The resolution demands that Customs and Border Protection immediately remove the wire.

It also states that the city’s development code bans the use of this type of fencing in areas other than commercial or industrial storage areas and only at a minimum height of 6 feet.

Christine Courtland, a resident who frequently walks by the fence, said the additional wiring will potentially scare away visitors, the economic backbone of the city.

“I have never seen anything to make a border crossing look more like a war zone than this,” she said. “I’m absolutely insulted.”

Before city officials passed the resolution demanding removal of the wire, Nogales residents filed into the small government building on the west side of North Grand Avenue to express their displeasure.
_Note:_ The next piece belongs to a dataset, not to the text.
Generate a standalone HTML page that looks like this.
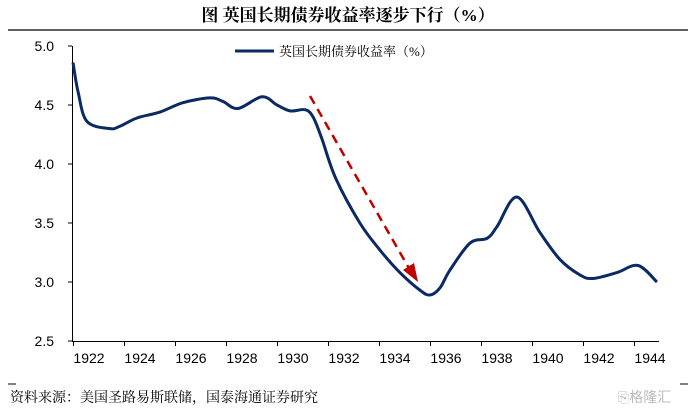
<!DOCTYPE html>
<html><head><meta charset="utf-8">
<style>
body{margin:0;background:#fff;width:696px;height:411px;overflow:hidden;font-family:"Liberation Sans","Noto Sans CJK SC",sans-serif;}
svg text{font-family:"Liberation Sans","Noto Sans CJK SC",sans-serif;}
svg text.serif{font-family:"Liberation Serif","Noto Serif CJK SC",serif;}
</style></head>
<body>
<svg id="chart" width="696" height="411" xmlns="http://www.w3.org/2000/svg">
<text class="serif" x="348" y="21" text-anchor="middle" font-size="17" font-weight="bold" fill="#000">图  英国长期债券收益率逐步下行（%）</text>
<line x1="8" y1="30" x2="688" y2="30" stroke="#000" stroke-width="1.2"/>
<g id="axes"></g>
<g id="series"></g>
<line x1="235" y1="51" x2="274" y2="51" stroke="#0b2a63" stroke-width="3"/>
<text class="serif" x="279" y="56" font-size="13" fill="#000">英国长期债券收益率（%）</text>
<line x1="310" y1="96" x2="410" y2="270" stroke="#c00000" stroke-width="2.5" stroke-dasharray="9,6"/>
<polygon points="418,282 403,270 414,263" fill="#c00000"/>
<line x1="8" y1="384" x2="16" y2="384" stroke="#000"/>
<line x1="680" y1="384" x2="688" y2="384" stroke="#000"/>
<text class="serif" x="10" y="402" font-size="14" fill="#000">资料来源：美国圣路易斯联储，国泰海通证券研究</text>
<text x="618" y="402" font-size="14" fill="#bbb">⎘格隆汇</text>
</svg>
<script>
const years=[1922,1922.2,1922.55,1923.45,1923.84,1924.51,1925.41,1926.31,1927.37,1927.88,1928.47,1929.41,1930,1930.51,1931.1,1931.41,1931.75,1932.3,1933.25,1934.04,1934.82,1935.61,1936,1936.39,1936.78,1937.57,1938.24,1938.63,1939.41,1940.31,1941.1,1941.88,1942.39,1943.33,1944.16,1944.9];
const yields=[4.86,4.61,4.36,4.30,4.32,4.39,4.44,4.52,4.56,4.53,4.47,4.57,4.50,4.45,4.46,4.40,4.22,3.88,3.50,3.27,3.08,2.93,2.89,2.95,3.10,3.33,3.37,3.47,3.72,3.42,3.19,3.06,3.03,3.08,3.14,3.00];
const yTicks=[2.5,3.0,3.5,4.0,4.5,5.0];
const xTicks=[1922,1924,1926,1928,1930,1932,1934,1936,1938,1940,1942,1944];
const NS='http://www.w3.org/2000/svg';
function X(t){return 73+(t-1922)*25.5;}
function Y(v){return 341-(v-2.5)*118;}
const axes=document.getElementById('axes');
function mk(tag,attrs,parent){const e=document.createElementNS(NS,tag);for(const k in attrs)e.setAttribute(k,attrs[k]);parent.appendChild(e);return e;}
const ya=mk('line',{x1:72.5,y1:Y(5),x2:72.5,y2:Y(2.5),stroke:'#000','stroke-width':1},axes);


const xa=mk('line',{x1:72,y1:341.5,x2:659,y2:341.5,stroke:'#000','stroke-width':1},axes);


yTicks.forEach(v=>{
  const tk=mk('line',{x1:68,y1:Y(v),x2:72,y2:Y(v),stroke:'#000'},axes);
  
  
  const t=mk('text',{x:54,y:Y(v)+5,'font-size':14,'text-anchor':'end',fill:'#000'},axes);
  t.textContent=v.toFixed(1);
  
  
});
xTicks.forEach(yr=>{
  const tk=mk('line',{x1:X(yr)+0.5,y1:341,x2:X(yr)+0.5,y2:346,stroke:'#000'},axes);
  
  
  const t=mk('text',{x:X(yr)+16,y:363,'font-size':14,'text-anchor':'middle',fill:'#000'},axes);
  t.textContent=yr;
  
  
});
const pts=years.map((t,i)=>[X(t),Y(yields[i])]);
let d='M'+pts[0][0]+','+pts[0][1];
for(let i=0;i<pts.length-1;i++){
  const p0=pts[Math.max(0,i-1)],p1=pts[i],p2=pts[i+1],p3=pts[Math.min(pts.length-1,i+2)];
  const c1=[p1[0]+(p2[0]-p0[0])/6,p1[1]+(p2[1]-p0[1])/6];
  const c2=[p2[0]-(p3[0]-p1[0])/6,p2[1]-(p3[1]-p1[1])/6];
  d+=' C'+c1[0]+','+c1[1]+' '+c2[0]+','+c2[1]+' '+p2[0]+','+p2[1];
}
const line=mk('path',{d:d,fill:'none',stroke:'#0b2a63','stroke-width':3,'stroke-linejoin':'round'},document.getElementById('series'));


</script>
</body></html>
“That razor wire against the wall, it made me want to cry. It truly did,” said Sherrie Nixon, who has lived in Nogales for 33 years.

According to Mayor Arturo Garino, Border Patrol crews began installing the concertina wire on the lower parts of the fence Feb. 1 to fulfill orders from Customs and Border Protection to fortify the border.  Before then, the wire had been strung only at the top of the fence.

In a statement, a CPB spokesperson said the additional wire was installed in response to a request for additional support in high-risk urban areas commonly exploited by criminal smuggling organizations. It said CBP is constantly evaluating operational needs and that, currently, there are no plans to remove the wire.

The city council’s resolution said that concertina wire strung along the ground typically is found only on a battlefield or in a prison setting.

Garino said that if the city council agrees, officials will “probably start working on a lawsuit” against the federal government.

Garino is concerned the concertina wire will be a safety and economic threat.

“I fear the day that one of our firemen or police officers have to go there because somebody fell into the wire and they need to excavate that person out of there,” he said.

Due to the unsightly wire’s proximity to commercial businesses, Garino said it will deter tourists from the U.S. and shoppers from Mexico, a large component of the city’s economy.

“The first thing someone is going to think is, ‘What is on the other side that I’m so afraid of?’” the mayor said.

Cesar Lopez grew up along the border and has witnessed the progressive increase in security.

“I feel that more of this wire, more of these troops, more of these big military trucks, more armed men, it makes us feel less safe,” he said.